# [YOUR GOAL]
Begin with the first line below and retype each line exactly through the line containing "const baseTicks = [0,10,20,30,40,50,60,70,80,90,100];". Any pictures are to be left out.

# [DATASET EXCERPT]
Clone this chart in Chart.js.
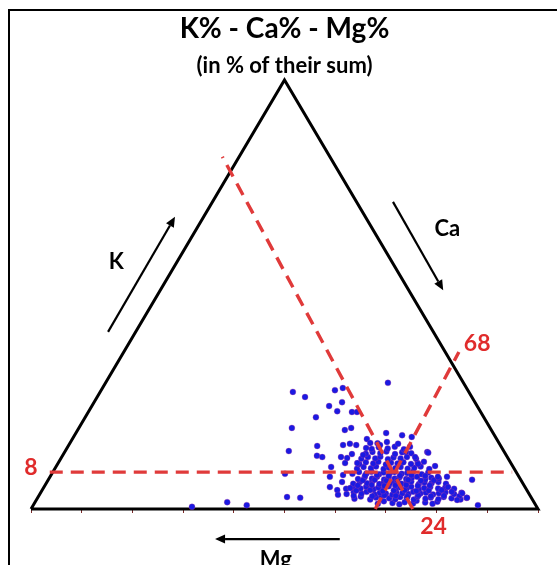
<!DOCTYPE html>
<html><head><meta charset="utf-8">
<script src="https://cdn.jsdelivr.net/npm/chart.js@4/dist/chart.umd.min.js"></script>
<style>
html,body{margin:0;padding:0;background:#fff;overflow:hidden}
#wrap{position:relative;width:557px;height:565px}
#frame{position:absolute;left:8px;top:9px;right:0;bottom:0;border-left:2px solid #000;border-top:2px solid #000;pointer-events:none}
canvas{position:absolute;left:0;top:0}
</style>
</head><body><div id="wrap"><canvas id="c" width="557" height="565"></canvas><div id="frame"></div></div>
<script>
const titleText = 'K% - Ca% - Mg%';
const subtitleText = '(in % of their sum)';
const axisNames = ['K', 'Ca', 'Mg'];
const thresholdLabels = ['8', '24', '68'];
const baseTicks = [0,10,20,30,40,50,60,70,80,90,100];

// Samples: K% and Mg% (Ca% = 100 - K - Mg)
const kPct = [
 1.2,1.8,1.4,1.1,1.6,1.3,1.9,1.5,1.2,1.7,
 2.4,2.9,2.2,2.7,3.0,2.5,2.3,2.8,2.6,2.2,2.9,2.4,2.7,2.3,2.8,2.5,2.2,2.6,
 3.5,3.9,3.6,4.0,3.4,3.8,3.6,3.3,3.9,3.7,3.5,4.0,3.6,3.8,3.4,3.7,3.9,3.5,3.8,
 3.1,3.0,3.2,3.1,2.9,3.2,3.0,3.1,3.0,
 4.7,5.1,4.8,5.2,4.6,5.0,4.9,5.3,4.7,5.0,4.8,5.2,4.6,4.9,5.1,4.8,5.0,4.7,
 4.3,4.4,4.2,4.3,4.4,4.2,4.3,4.4,
 5.9,6.3,6.0,6.4,5.8,6.2,6.0,6.3,5.9,6.1,6.4,5.8,6.2,6.0,6.3,5.9,
 5.5,5.6,5.4,5.5,5.6,5.4,5.5,
 7.0,7.4,7.1,7.5,6.9,7.3,7.1,7.4,7.0,7.2,7.5,6.9,7.3,7.1,
 6.7,6.8,6.6,6.7,6.8,6.6,6.7,
 8.2,8.6,8.3,8.7,8.1,8.5,8.3,8.6,8.2,8.4,8.7,8.1,8.5,
 7.8,7.9,7.7,7.8,7.9,7.7,
 9.4,9.8,9.5,9.9,9.3,9.7,9.5,9.8,9.4,9.6,9.9,9.3,
 10.5,10.9,10.6,11.0,10.4,10.8,10.6,10.9,10.5,10.7,11.0,
 11.7,12.1,11.8,12.2,11.6,12.0,11.8,12.1,11.7,
 12.9,13.3,13.0,13.4,12.8,13.2,13.0,
 14.0,14.4,14.1,14.5,13.9,
 15.3,15.6,15.2,
 29.4,27.3,26.1,27.7,28.2,24.9,24.0,22.8,22.6,22.6,
 21.4,18.9,18.4,18.9,17.7,16.3,17.2,16.8,13.3,13.5,
 14.7,2.8,2.6,6.8,0.9,8.2,14.9,15.2,14.9,14.2,
 15.4,14.9,12.4,12.1,12.1,11.9,12.8,12.6,10.7,10.7,
 9.8,7.5,7.9,6.3,5.1,4.4,3.3,4.9,0.5,1.6,
 0.9,14.5,13.1,10.0,7.5,5.1,4.0,3.7,2.1,2.6,
 7.5,12.1,10.5,13.3
];
const mgPct = [
 31,29.5,28,26.8,25.5,24,23,21.5,20.2,19,
 35,33.5,32,30.6,29.4,28.1,27,25.8,24.6,23.4,22.3,21,19.8,18.5,17.2,15.8,14.2,12.8,
 36,34.4,33,31.8,30.5,29.3,28.2,27.1,26,24.9,23.8,22.6,21.4,20.2,19,17.7,16.3,14.8,13.2,
 34.8,31.2,28.7,26.5,24.3,22,19.6,17,14,
 35.5,34,32.6,31.3,30.1,29,27.9,26.8,25.7,24.6,23.5,22.4,21.2,20,18.7,17.3,15.8,14.2,
 33.7,30.9,28.5,26.3,24.1,21.9,19.4,16.8,
 33.5,32,30.7,29.5,28.4,27.3,26.2,25.1,24,22.9,21.8,20.6,19.3,18,16.5,15.2,
 32.8,30,27.6,25.4,23.2,21,18.6,
 32,30.5,29.2,28,26.9,25.8,24.7,23.6,22.5,21.3,20.1,18.8,17.4,16,
 31.2,28.8,26.6,24.4,22.2,19.8,17.2,
 32.5,31,29.7,28.5,27.3,26.2,25.1,24,22.8,21.6,20.3,18.9,17.4,
 30.2,27.8,25.6,23.3,21,18.4,
 31,29.5,28.2,27,25.8,24.6,23.4,22.2,21,19.6,18.2,16.8,
 30,28.5,27.2,26,24.8,23.6,22.4,21.1,19.8,18.4,17,
 29,27.5,26.2,25,23.8,22.5,21.2,19.8,18.2,
 27.5,26,24.6,23.2,21.8,20.2,18.5,
 25.8,24.2,22.6,21,19.5,
 24,22,20,
 14.9,34.7,32.9,26.2,24.4,26.2,29.2,28.2,25.4,24.4,
 33.1,39.1,28.9,27.4,21.1,25.6,18.2,16.5,15.2,42.4,
 36.2,48.1,45.6,9.6,11.4,45.8,31.0,29.5,28.4,26.8,
 25.4,23.7,37.4,36.5,32.8,31.7,30.3,28.2,32.7,30.3,
 35.9,37.3,34.5,35.5,38.5,37.4,37.8,34.6,68.0,60.5,
 57.0,18.0,15.1,15.3,16.0,15.2,15.0,13.1,14.9,12.7,
 14.2,18.2,18.4,19.4
];

// Reference dashed lines, endpoints as [K%, Mg%]
const lineK8  = [[8.6, 92.0], [8.6, 0.8]];
const lineMg24 = [[0, 24.7], [82.1, 21.2]];
const lineCa68 = [[0, 32.1], [36.6, -2.7]];

// Ternary -> plane (x: along base 0..100, y: K%)
const toXY = (k, mg) => ({ x: (100 - k - mg) + k / 2, y: k });
const samples = kPct.map((k, i) => toXY(k, mgPct[i]));
const triangle = [toXY(0, 100), toXY(0, 0), toXY(100, 0), toXY(0, 100)];
const seg = (l) => l.map(p => toXY(p[0], p[1]));

// Decorations in plane coordinates
const arrows = [
  { from: [15.2, 41.3], to: [28.4, 68.1] },
  { from: [71.4, 71.6], to: [81.3, 51.0] },
  { from: [60.9, -7.0], to: [36.3, -7.0] }
];
const nameSpots = [[16.8, 57.6], [82.1, 65.3], [48.3, -11.8]];
const thresholdSpots = [[0.0, 9.6], [79.4, -4.0], [88.0, 38.6]];

const FONT = 'Lato, "Open Sans", sans-serif';

const annot = {
  id: 'annot',
  afterDatasetsDraw(chart) {
    const { ctx, scales: { x, y } } = chart;
    const P = (p) => [x.getPixelForValue(p[0]), y.getPixelForValue(p[1])];
    ctx.save();
    ctx.strokeStyle = '#000'; ctx.fillStyle = '#000'; ctx.lineWidth = 2.2;
    arrows.forEach(a => {
      const [x1, y1] = P(a.from), [x2, y2] = P(a.to);
      const ang = Math.atan2(y2 - y1, x2 - x1);
      const hl = 10, hw = 4.5;
      const bx = x2 - hl * Math.cos(ang), by = y2 - hl * Math.sin(ang);
      ctx.beginPath(); ctx.moveTo(x1, y1); ctx.lineTo(bx, by); ctx.stroke();
      ctx.beginPath();
      ctx.moveTo(x2, y2);
      ctx.lineTo(bx + hw * Math.sin(ang), by - hw * Math.cos(ang));
      ctx.lineTo(bx - hw * Math.sin(ang), by + hw * Math.cos(ang));
      ctx.closePath(); ctx.fill();
    });
    ctx.textAlign = 'center'; ctx.textBaseline = 'middle';
    ctx.font = 'bold 22px ' + FONT; ctx.fillStyle = '#000';
    axisNames.forEach((t, i) => { const [px, py] = P(nameSpots[i]); ctx.fillText(t, px, py); });
    ctx.font = 'bold 23px ' + FONT; ctx.fillStyle = '#e02b2b';
    thresholdLabels.forEach((t, i) => { const [px, py] = P(thresholdSpots[i]); ctx.fillText(t, px, py); });
    ctx.restore();
  }
};

const dashed = (data) => ({
  data, showLine: true, borderColor: '#e03a3a', borderWidth: 3.4, borderDash: [13, 8],
  pointRadius: 0, fill: false, clip: false, order: 1
});

new Chart(document.getElementById('c'), {
  type: 'scatter',
  data: {
    datasets: [
      { data: triangle, showLine: true, borderColor: '#000', borderWidth: 3, pointRadius: 0, clip: false, order: 3 },
      { data: samples, backgroundColor: '#1a1ae2', borderColor: 'rgba(190,60,150,0.5)', borderWidth: 0.6, pointRadius: 3, pointStyle: 'circle', clip: false, order: 2 },
      dashed(seg(lineK8)),
      dashed(seg(lineMg24)),
      dashed(seg(lineCa68))
    ]
  },
  options: {
    responsive: false, animation: false, devicePixelRatio: 1,
    layout: { padding: { top: 0, left: 31, right: 19, bottom: 52 } },
    plugins: {
      legend: { display: false }, tooltip: { enabled: false },
      title: { display: true, text: titleText, color: '#000', font: { family: FONT, size: 28, weight: 'bold' }, padding: { top: 12, bottom: 6 } },
      subtitle: { display: true, text: subtitleText, color: '#000', font: { family: FONT, size: 22, weight: 'bold' }, padding: { top: 1, bottom: 1 } }
    },
    scales: {
      x: {
        type: 'linear', min: 0, max: 100,
        afterBuildTicks: (s) => { s.ticks = baseTicks.map(v => ({ value: v })); },
        ticks: { display: false },
        border: { display: false },
        grid: { drawOnChartArea: false, drawTicks: true, tickLength: 4, color: '#7a2a2a', lineWidth: 1 }
      },
      y: { type: 'linear', min: 0, max: 100, display: false }
    }
  },
  plugins: [annot]
});
</script>
</body></html>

# [ANSWER IN FULL]
Clone this chart in Chart.js.
<!DOCTYPE html>
<html><head><meta charset="utf-8">
<script src="https://cdn.jsdelivr.net/npm/chart.js@4/dist/chart.umd.min.js"></script>
<style>
html,body{margin:0;padding:0;background:#fff;overflow:hidden}
#wrap{position:relative;width:557px;height:565px}
#frame{position:absolute;left:8px;top:9px;right:0;bottom:0;border-left:2px solid #000;border-top:2px solid #000;pointer-events:none}
canvas{position:absolute;left:0;top:0}
</style>
</head><body><div id="wrap"><canvas id="c" width="557" height="565"></canvas><div id="frame"></div></div>
<script>
const titleText = 'K% - Ca% - Mg%';
const subtitleText = '(in % of their sum)';
const axisNames = ['K', 'Ca', 'Mg'];
const thresholdLabels = ['8', '24', '68'];
const baseTicks = [0,10,20,30,40,50,60,70,80,90,100];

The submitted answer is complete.